The Jews of Brussels were then on the verge of starvation. Mr. Halberstadt used his army connections to provide them with desperately needed food. He also used the army postal service to connect Jews in Brussels to their relatives abroad and to receive letters and packages for them.
IT WAS, HOWEVER, MR. HALBERSTADT’S ERLICHKEIT, not the deeds of his youth, that makes him a model for others. His physical appearance – tall, thin, and ramrod straight – mirrored the man: absolutely straight. His children never saw him in tefillin at home. Upon arriving in Israel, his first order of business was always to find out the times of all the nearby minyanim. When in Eretz Yisrael, he would remain at Shachris long after anyone else reciting Tehillim.
No minyan in which he davened started before he arrived. If he wasn’t there, it was not yet time. As he once explained to me, he had a clock at work, a clock at shul, and he knew how long it took between one and the other.
Mr. Halberstadt’s meticulousness about minyanim was an expression of something much deeper. He did not cut corners with the Ribbono shel Olam. His children saw someone who personified, "Shevisi Hashem l’negdi tamid – I have placed Hashem constantly before me."
Ostentation of any kind was anathema to him. Just convincing him to buy a new suit, as long as the old one could be worn, required all his wife’s, yblct"a, persuasive powers. Making money easily held no allure for him. The only money he ever wanted was that he earned with the work of his own hands. Before the War, his mother presciently advised him to learn a trade that would be useable everywhere, and for 67 years, he earned his living as a skilled maker of dental fixtures. Any profits from the business were placed in low interest savings accounts.
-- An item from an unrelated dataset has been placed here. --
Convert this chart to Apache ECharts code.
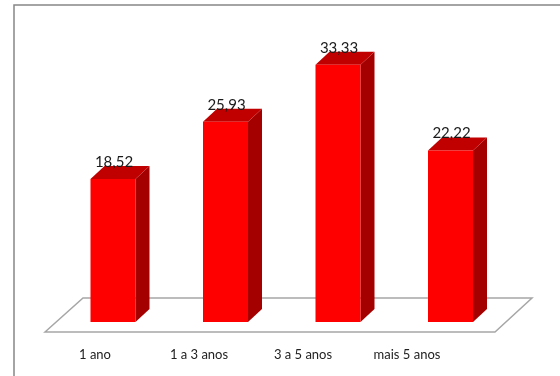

That lack of concern with the material world served as a complete protection against all forms of envy and gave the Halberstadts an unequalled ability to participate joyously in others’ simchas. Every day in Israel, they seemed to be going to the simcha of some nephew, niece, greatnephew or greatniece, all of whom they knew by name. A steady stream of family came to visit when they were in the country.
Perhaps the traits that I’m describing seem like small things. They are not. Rabbi Yitzchak Hutner once pointed to Mr. Halberstadt on a Shabbos morning in Yeshivat Chaim Berlin and said, "You see that Yid; that’s true aristocracy."
A rabbi who runs a hotline for troubled chareidi teenagers once told me that the best protection parents can provide their children is yashrus (being straight). Your word must be a word. Don’t have your children tell someone you are not home when you are. And above all, never let them suspect that you do not yourself believe the educational messages that you are giving them. In short, no shtick.
The Halbertadt children knew that their Torah education was their father’s most important concern. After joining our Shabbos table once, Mrs. Halberstadt gently reproofed me for not involving my younger children more in the Torah discussion. She shared with me all the ways that her husband had always found to hold the interest of their children in the parashah discussion.
It is thus no surprise that the Halberstadts were blessed with exemplary children. Both sons are menahalim of major yeshivos. And a son-in-law is a maggid shiur. Several grandsons are already known figures in the yeshiva world. At Mr. Halberstadt’s levaya in Eretz Yisrael, the large crowd was almost exclusively comprised of bnei Torah – either family members or talmidim of his sons’ yeshivos.
That itself was the greatest tribute to an erliche Jew, who did not have the chance to learn in yeshiva himself but left behind generations of bnei Torah.